Think about it: a marketing profile can be built around this ID, allowing users to be targeted by more relevant ads, but can also be used in more utilitarian ways, like limiting how frequently users see each ad. That’s a technical way of saying PPIDs offer advertisers what Topics and the wider Privacy Sandbox can’t: help advertisers reach unknown users with a frequency cap.
“It seems like Google is building two worlds,” said Jochen Schlosser, chief technology officer at ad tech vendor Adform.
First, there’s the Sandbox, which is essentially a place where anonymous targeting happens — somewhere performance advertisers can use Topics to pursue clicks and sales without drawing the ire of data protection officers.
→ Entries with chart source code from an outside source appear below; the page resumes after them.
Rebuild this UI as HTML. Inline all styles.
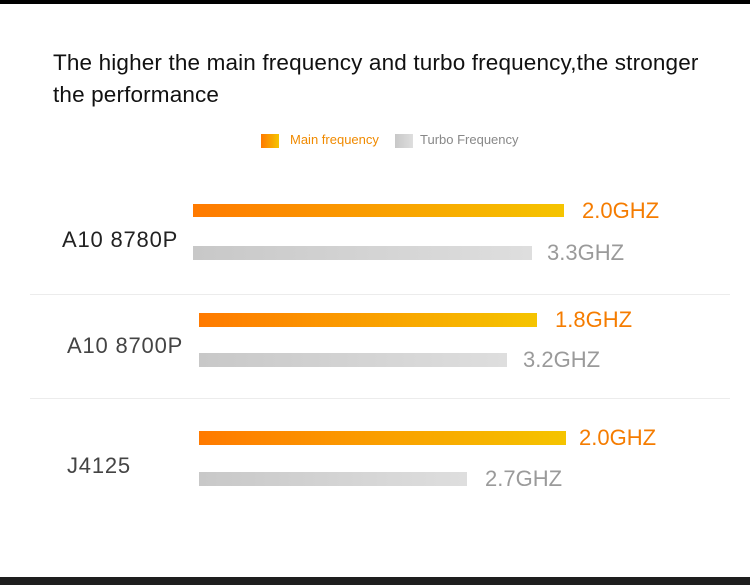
<!DOCTYPE html>
<html><head><style>
body{margin:0;width:750px;height:585px;background:#fff;position:relative;overflow:hidden;font-family:"Liberation Sans",sans-serif}
.a{position:absolute}
.o{background:linear-gradient(90deg,#ff7a00,#f5c400)}
.g{background:linear-gradient(90deg,#c8c8c8,#dedede)}
.vo{color:#f57c00;font-size:22px}
.vg{color:#9a9a9a;font-size:22px}
.lab{color:#222;font-size:22px;letter-spacing:0.8px}
.sep{left:30px;width:700px;height:1px;background:#ececec}
</style></head><body>
<div class="a" style="left:0;top:0;width:750px;height:4px;background:#000"></div>
<div class="a" style="left:0;top:577px;width:750px;height:8px;background:#1e1e1e"></div>
<div class="a" style="left:53px;top:47px;font-size:22.5px;line-height:32px;color:#111;letter-spacing:0.15px;white-space:nowrap">The higher the main frequency and turbo frequency,the stronger<br>the performance</div>
<div class="a o" style="left:261px;top:134px;width:18px;height:14px"></div>
<div class="a" style="left:290px;top:132px;font-size:13px;color:#f08a00">Main frequency</div>
<div class="a g" style="left:395px;top:134px;width:18px;height:14px"></div>
<div class="a" style="left:420px;top:132px;font-size:13px;color:#888">Turbo Frequency</div>

<div class="a lab" style="left:62px;top:227px">A10 8780P</div>
<div class="a o" style="left:193px;top:204px;width:371px;height:13px"></div>
<div class="a vo" style="left:582px;top:198px">2.0GHZ</div>
<div class="a g" style="left:193px;top:246px;width:339px;height:14px"></div>
<div class="a vg" style="left:547px;top:240px">3.3GHZ</div>
<div class="a sep" style="top:294px"></div>

<div class="a lab" style="left:67px;top:333px;color:#444">A10 8700P</div>
<div class="a o" style="left:199px;top:313px;width:338px;height:14px"></div>
<div class="a vo" style="left:555px;top:307px">1.8GHZ</div>
<div class="a g" style="left:199px;top:353px;width:308px;height:14px"></div>
<div class="a vg" style="left:523px;top:347px">3.2GHZ</div>
<div class="a sep" style="top:398px"></div>

<div class="a lab" style="left:67px;top:453px;color:#444">J4125</div>
<div class="a o" style="left:199px;top:431px;width:367px;height:14px"></div>
<div class="a vo" style="left:579px;top:425px">2.0GHZ</div>
<div class="a g" style="left:199px;top:472px;width:268px;height:14px"></div>
<div class="a vg" style="left:485px;top:466px">2.7GHZ</div>
</body></html>
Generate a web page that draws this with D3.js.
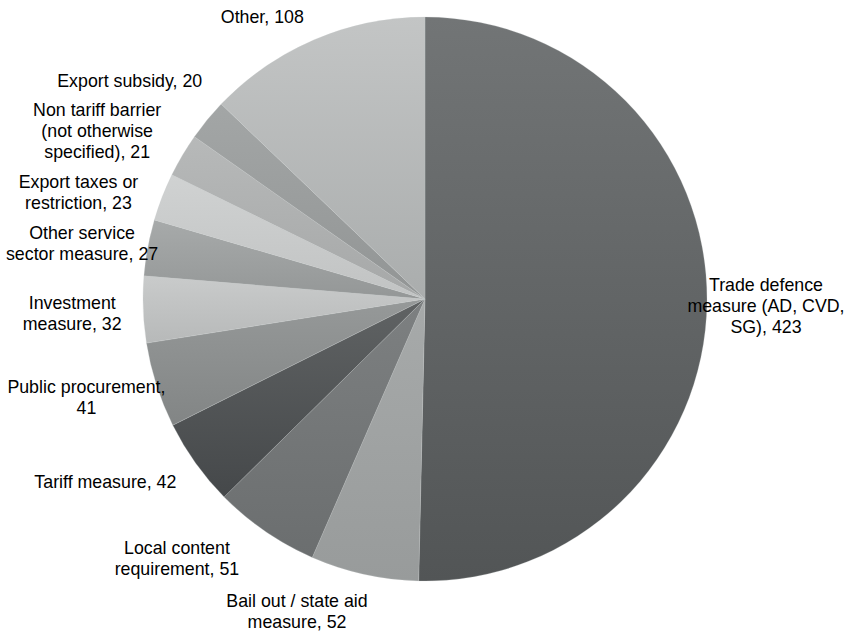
<!DOCTYPE html>
<html><head><meta charset="utf-8">
<script src="https://cdn.jsdelivr.net/npm/d3@7"></script>
<style>body{margin:0;background:#fff}svg{display:block}</style>
</head><body>
<svg id="chart" width="848" height="634"></svg>
<script>
// ---- data ----
const categories = [
  ["Trade defence", "measure (AD, CVD,", "SG), 423"],
  ["Bail out / state aid", "measure, 52"],
  ["Local content", "requirement, 51"],
  ["Tariff measure, 42"],
  ["Public procurement,", "41"],
  ["Investment", "measure, 32"],
  ["Other service", "sector measure, 27"],
  ["Export taxes or", "restriction, 23"],
  ["Non tariff barrier", "(not otherwise", "specified), 21"],
  ["Export subsidy, 20"],
  ["Other, 108"]
];
const values = [423, 52, 51, 42, 41, 32, 27, 23, 21, 20, 108];

// ---- styles / layout ----
const colorsTop    = ["#727576","#a7aaaa","#7d8081","#606364","#969999","#c9cbcb","#a7aaaa","#d0d2d2","#b7b9b9","#a3a6a6","#c3c5c5"];
const colorsBottom = ["#525556","#989b9b","#6b6e6f","#45484a","#828585","#b7b9b9","#949797","#c1c3c3","#a6a8a8","#929595","#aaadad"];
const labelNudge = [[39,3],[-63,17],[-77,10],[-74,7],[-51,6],[-51,3],[-46,-1],[-65,3],[-68,-14],[-62,-26],[-44,-5]];

const W = 848, H = 634, cx = 425, cy = 299, R = 282;
const svg = d3.select("#chart");
const defs = svg.append("defs");
values.forEach((v, i) => {
  const g = defs.append("linearGradient").attr("id", "g" + i)
    .attr("x1", 0).attr("y1", 0).attr("x2", 0).attr("y2", 1);
  g.append("stop").attr("offset", "0%").attr("stop-color", colorsTop[i]);
  g.append("stop").attr("offset", "100%").attr("stop-color", colorsBottom[i]);
});

const pie = d3.pie().sort(null).value(d => d);
const arcs = pie(values);
const arc = d3.arc().innerRadius(0).outerRadius(R);
const labelArc = d3.arc().innerRadius(R + 20).outerRadius(R + 20);

const g = svg.append("g").attr("transform", `translate(${cx},${cy})`);
g.selectAll("path.slice").data(arcs).join("path")
  .attr("class", "slice")
  .attr("d", arc)
  .attr("fill", (d, i) => `url(#g${i})`)
  .attr("stroke", "#c8caca").attr("stroke-width", 0.4).attr("stroke-opacity", 0.6);

const lineH = 21;
const lab = g.selectAll("text.lbl").data(arcs).join("text")
  .attr("class", "lbl")
  .attr("font-family", "'Liberation Sans', Arial, sans-serif")
  .attr("font-size", 17.8)
  .attr("fill", "#000")
  .attr("text-anchor", "middle")
  .each(function (d, i) {
    const [px, py] = labelArc.centroid(d);
    const x = px + labelNudge[i][0], y = py + labelNudge[i][1];
    const lines = categories[i];
    const y0 = y - (lines.length - 1) * lineH / 2;
    const t = d3.select(this);
    lines.forEach((ln, k) => {
      t.append("tspan").attr("x", x).attr("y", y0 + k * lineH).attr("dy", "0.35em").text(ln);
    });
  });
</script>
</body></html>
Then there’s the authenticated side of its ads business built on personal data and taxonomies focused on brand advertising, not randomly selected interest-based ones.
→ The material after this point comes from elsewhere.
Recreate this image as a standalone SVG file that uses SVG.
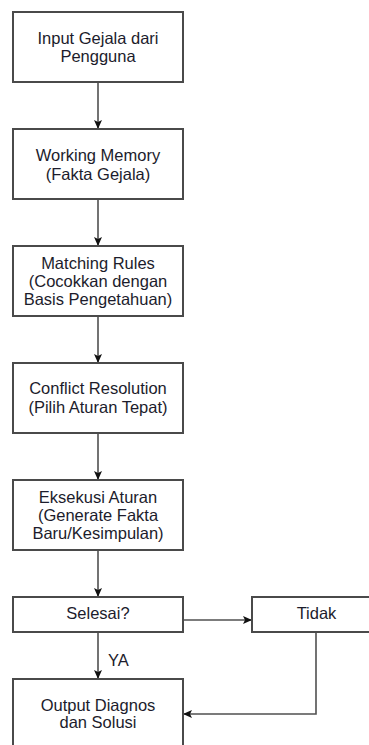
<svg xmlns="http://www.w3.org/2000/svg" width="369" height="745" viewBox="0 0 369 745">
<style>
.box{fill:#fff;stroke:#4a4a4a;stroke-width:2}
.t{font-family:"Liberation Sans",Arial,sans-serif;font-size:16.5px;fill:#1c1c2c;text-anchor:middle}
.c{fill:none;stroke:#505050;stroke-width:1.6}
</style>
<defs>
<marker id="arr" markerUnits="userSpaceOnUse" markerWidth="10" markerHeight="10" viewBox="0 0 10 10" refX="9" refY="5" orient="auto">
<path d="M0,1 L9,5 L0,9 L2,5 z" fill="#111"/>
</marker>
</defs>
<rect width="369" height="745" fill="#fff"/>
<g id="connectors">
<path class="c" d="M98,82 V129" marker-end="url(#arr)"/>
<path class="c" d="M98,199 V246" marker-end="url(#arr)"/>
<path class="c" d="M98,316 V363" marker-end="url(#arr)"/>
<path class="c" d="M98,433 V480" marker-end="url(#arr)"/>
<path class="c" d="M98,550 V597" marker-end="url(#arr)"/>
<path class="c" d="M183,620 H252" marker-end="url(#arr)"/>
<path class="c" d="M98,632 V679" marker-end="url(#arr)"/>
<path class="c" d="M316,632 V714 H183" marker-end="url(#arr)"/>
<text class="t" x="108" y="666" style="text-anchor:start">YA</text>
</g>
<g id="n1">
<rect class="box" x="13" y="12" width="170" height="70"/>
<text class="t" x="98" y="44">Input Gejala dari</text>
<text class="t" x="98" y="62">Pengguna</text>
</g>
<g id="n2">
<rect class="box" x="13" y="129" width="170" height="70"/>
<text class="t" x="98" y="161">Working Memory</text>
<text class="t" x="98" y="180">(Fakta Gejala)</text>
</g>
<g id="n3">
<rect class="box" x="13" y="246" width="170" height="70"/>
<text class="t" x="98" y="269">Matching Rules</text>
<text class="t" x="98" y="287">(Cocokkan dengan</text>
<text class="t" x="98" y="305">Basis Pengetahuan)</text>
</g>
<g id="n4">
<rect class="box" x="13" y="363" width="170" height="70"/>
<text class="t" x="98" y="394">Conflict Resolution</text>
<text class="t" x="98" y="413">(Pilih Aturan Tepat)</text>
</g>
<g id="n5">
<rect class="box" x="13" y="480" width="170" height="70"/>
<text class="t" x="98" y="503">Eksekusi Aturan</text>
<text class="t" x="98" y="521">(Generate Fakta</text>
<text class="t" x="98" y="539">Baru/Kesimpulan)</text>
</g>
<g id="n6">
<rect class="box" x="13" y="597" width="170" height="35"/>
<text class="t" x="98" y="619">Selesai?</text>
</g>
<g id="n7">
<rect class="box" x="252" y="597" width="129" height="35"/>
<text class="t" x="316.5" y="619">Tidak</text>
</g>
<g id="n8">
<rect class="box" x="13" y="679" width="170" height="70"/>
<text class="t" x="98" y="711">Output Diagnos</text>
<text class="t" x="98" y="728">dan Solusi</text>
</g>
</svg>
“Today so many media owners can offer brand advertising on the back of third-party cookies,” he continued. “Tomorrow, you either need a very good identity engine that works across all the different identifiers, like what we’ve built and had success with, or you need to own identity on owned properties.”
Sure, this is hypothetical. Google hasn’t openly said this. But there has to be a reason why Topics seems wired to deliver inefficiency and waste in the delivery of branding campaigns — albeit in the name of control and transparency over data use. Remember, there are few businesses better than Google that understand how controlling all sides of the trade works as a business model.
“It will be very interesting to see what happens when advertisers start running tests; PPID targeted vs. Topics targeted,” said Kevin Bauer, vp of data and identity strategy for North America at Prohaska Consulting. “No doubt it will open a whole new debate on measurement and tracking methodologies. How those tests net out will have a profound impact on the overall ecosystem for media planning and delivery, IMO.”